I'm not gay. And although others may attest differently, I don't have learning disabilities. But I am choosing to stand up for those that are not treated equally. I'm choosing to sign my name to the petition that you can find at this link to help send schools a "Welcoming Schools" guide. According to the Human Rights Campaign site:
"Welcoming Schools" is a new, comprehensive guide for administrators, educators,
parents and guardians who want to strengthen their schools’ approach to family
diversity, gender stereotyping and bullying.
I'm choosing to stand up for equal treatment.

I hope you join me.

6 comments:

Missy said...

Absolutely horrible. It's the same thing they did to people of color in the south back in the 60s. One school in Georgia finally had an unsegregated prom in 2008. Messed up.

This kind of stuff reminds me of the song, "Mississippi Goddam", by Nina Simone. http://www.youtube.com/watch?v=NAYVaHEMK0I

Reality said...

Great post.

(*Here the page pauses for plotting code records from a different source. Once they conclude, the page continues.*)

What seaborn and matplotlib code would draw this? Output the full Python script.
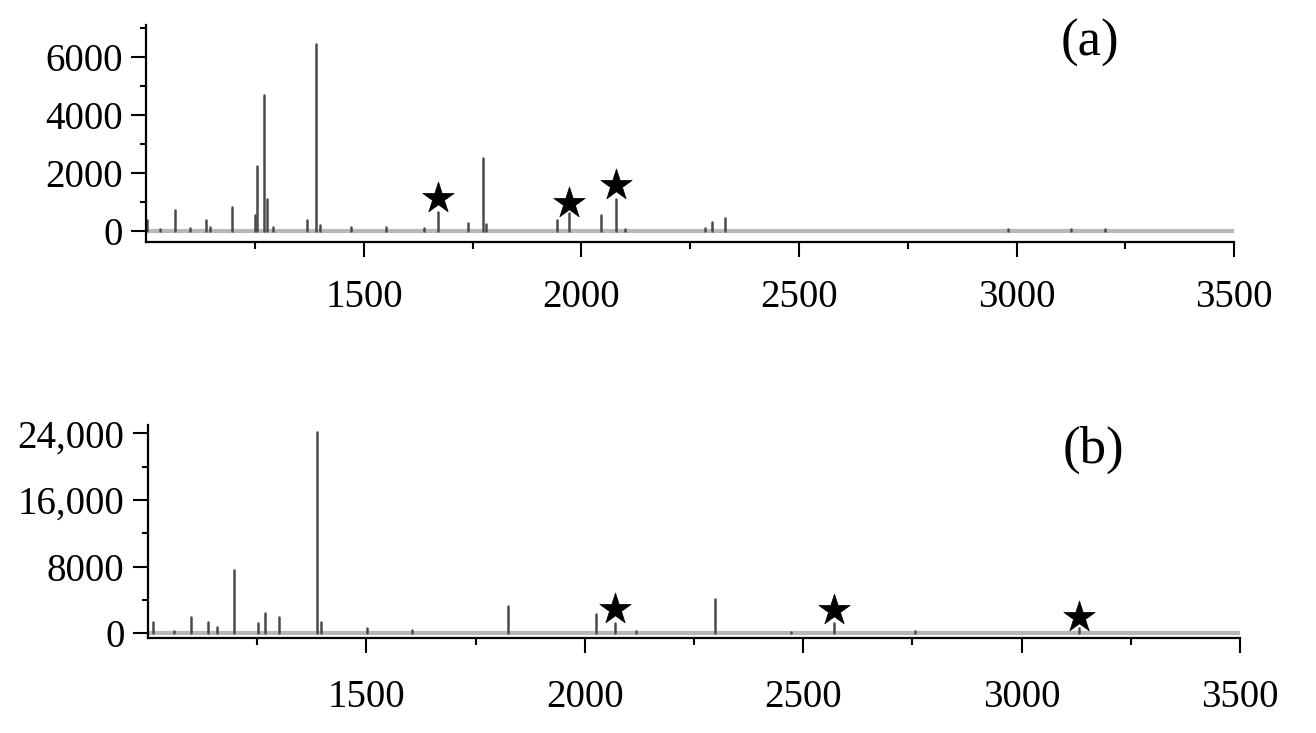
# Two stick mass spectra, (a) and (b), with starred peaks
import pandas as pd
import matplotlib
matplotlib.use('Agg')
import matplotlib.pyplot as plt
import seaborn as sns
from matplotlib.ticker import FixedLocator

# panel (a) peaks
mz_a = [1001, 1030, 1065, 1100, 1137, 1145, 1196, 1249, 1254, 1270, 1278, 1290,
        1370, 1390, 1400, 1471, 1550, 1637, 1671, 1738, 1773, 1780, 1943, 1971,
        2044, 2080, 2100, 2283, 2300, 2330, 2981, 3126, 3204]
int_a = [380, 80, 724, 100, 380, 150, 840, 550, 2250, 4700, 1100, 150,
         380, 6450, 200, 120, 120, 100, 667, 260, 2500, 250, 380, 610,
         550, 1090, 80, 100, 320, 440, 50, 60, 60]
star_mz_a = [1671, 1971, 2080]
star_int_a = [1130, 950, 1590]

# panel (b) peaks
mz_b = [1012, 1060, 1098, 1137, 1157, 1196, 1252, 1268, 1299, 1386, 1396, 1502,
        1605, 1823, 2025, 2070, 2117, 2298, 2472, 2571, 2756, 3132]
int_b = [1400, 300, 2000, 1400, 720, 7600, 1200, 2400, 2000, 24200, 1300, 600,
         360, 3280, 2280, 1280, 300, 4080, 200, 1200, 300, 680]
star_mz_b = [2070, 2571, 3132]
star_int_b = [2880, 2800, 2000]

x_major = [1500, 2000, 2500, 3000, 3500]
x_minor = [1250, 1750, 2250, 2750, 3250]
y_major_a = [0, 2000, 4000, 6000]
y_labels_a = ['0', '2000', '4000', '6000']
y_minor_a = [1000, 3000, 5000, 7000]
y_major_b = [0, 8000, 16000, 24000]
y_labels_b = ['0', '8000', '16,000', '24,000']
y_minor_b = [4000, 12000, 20000]

sns.set_style('ticks')
plt.rcParams['font.family'] = ['Liberation Serif', 'DejaVu Serif']


def sticks(mz, inten):
    rows = []
    for i, (m, h) in enumerate(zip(mz, inten)):
        rows.append({'peak': i, 'mz': m, 'intensity': 0})
        rows.append({'peak': i, 'mz': m, 'intensity': h})
    return pd.DataFrame(rows)


def draw_panel(ax, mz, inten, smz, sint, ylim, yticks, ylabels, yminor, xpad):
    ax.axhline(0, color='#b8b8b8', lw=3, zorder=1)
    sns.lineplot(data=sticks(mz, inten), x='mz', y='intensity', units='peak',
                 estimator=None, sort=False, color='#4a4a4a', lw=1.8, ax=ax)
    sns.scatterplot(x=smz, y=sint, marker='*', s=560, color='black',
                    edgecolor='black', linewidth=0.5, ax=ax, zorder=5)
    ax.set_xlim(1000, 3500)
    ax.set_ylim(*ylim)
    ax.xaxis.set_major_locator(FixedLocator(x_major))
    ax.xaxis.set_minor_locator(FixedLocator(x_minor))
    ax.yaxis.set_major_locator(FixedLocator(yticks))
    ax.yaxis.set_minor_locator(FixedLocator(yminor))
    ax.set_yticklabels(ylabels)
    ax.set_xticklabels([str(v) for v in x_major])
    ax.tick_params(axis='both', which='both', color='black', labelcolor='black')
    ax.tick_params(axis='x', which='major', length=11, width=1.5, pad=xpad, labelsize=28)
    ax.tick_params(axis='x', which='minor', length=5, width=1.5)
    ax.tick_params(axis='y', which='major', length=11, width=1.5, pad=6, labelsize=28)
    ax.tick_params(axis='y', which='minor', length=4.5, width=1.5)
    for s in ['top', 'right']:
        ax.spines[s].set_visible(False)
    for s in ['left', 'bottom']:
        ax.spines[s].set_linewidth(1.6)
        ax.spines[s].set_color('black')
    ax.set_xlabel('')
    ax.set_ylabel('')


fig = plt.figure(figsize=(13.16, 7.33), dpi=100)
ax1 = fig.add_axes([0.1113, 0.6699, 0.8264, 0.2960])
ax2 = fig.add_axes([0.1125, 0.1292, 0.8298, 0.2910])

draw_panel(ax1, mz_a, int_a, star_mz_a, star_int_a, (-380, 7100),
           y_major_a, y_labels_a, y_minor_a, 16)
draw_panel(ax2, mz_b, int_b, star_mz_b, star_int_b, (-600, 25000),
           y_major_b, y_labels_b, y_minor_b, 18)

fig.text(0.828, 0.941, '(a)', fontsize=38, ha='center', va='center', color='black')
fig.text(0.831, 0.386, '(b)', fontsize=38, ha='center', va='center', color='black')

fig.savefig('out.png', dpi=100)
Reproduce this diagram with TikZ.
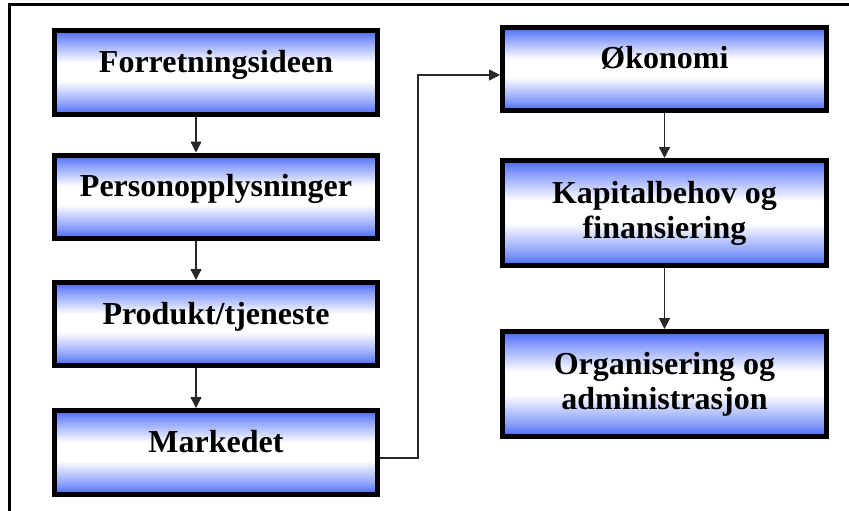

One of the best I have read.

Rachel said...

Following the case in MS as it was unfolding was both interesting and sad. All the people I knew stood up against it and wrote letters and such. Thanks for the HRC links.

Charlie Hills said...

Well said...

paulawannacracker said...

Thank you for writing this post. I heard about this incident on the news and I wish people would just accept others without judgment.

Paula

Lisa (the girls' moma) said...

Are you channeling Dan Savage??? :)

Actually, I haven't listened to Dan in a couple of weeks so I haven't heard that last part yet. So devious and horrible.

Kel and I talked about this quite a bit one day and he asked me to play devil's advocate - apparently he hates when we agree and must force me to argue with him sometimes - and here's another thought to consider:

Public schools do not HAVE to have a prom. A prom is not a right. We had issues with our own prom this year - nothing like this, but issues nonetheless - and this is what I kept thinking. We don't OWE you a prom! You GET a prom and you're not going to if you don't stop complaining!

Now that in no way means I agree with the way that individual was treated, but it's still true. It's a public school.

Ugh - did I just throw myself on the chopping block, or what?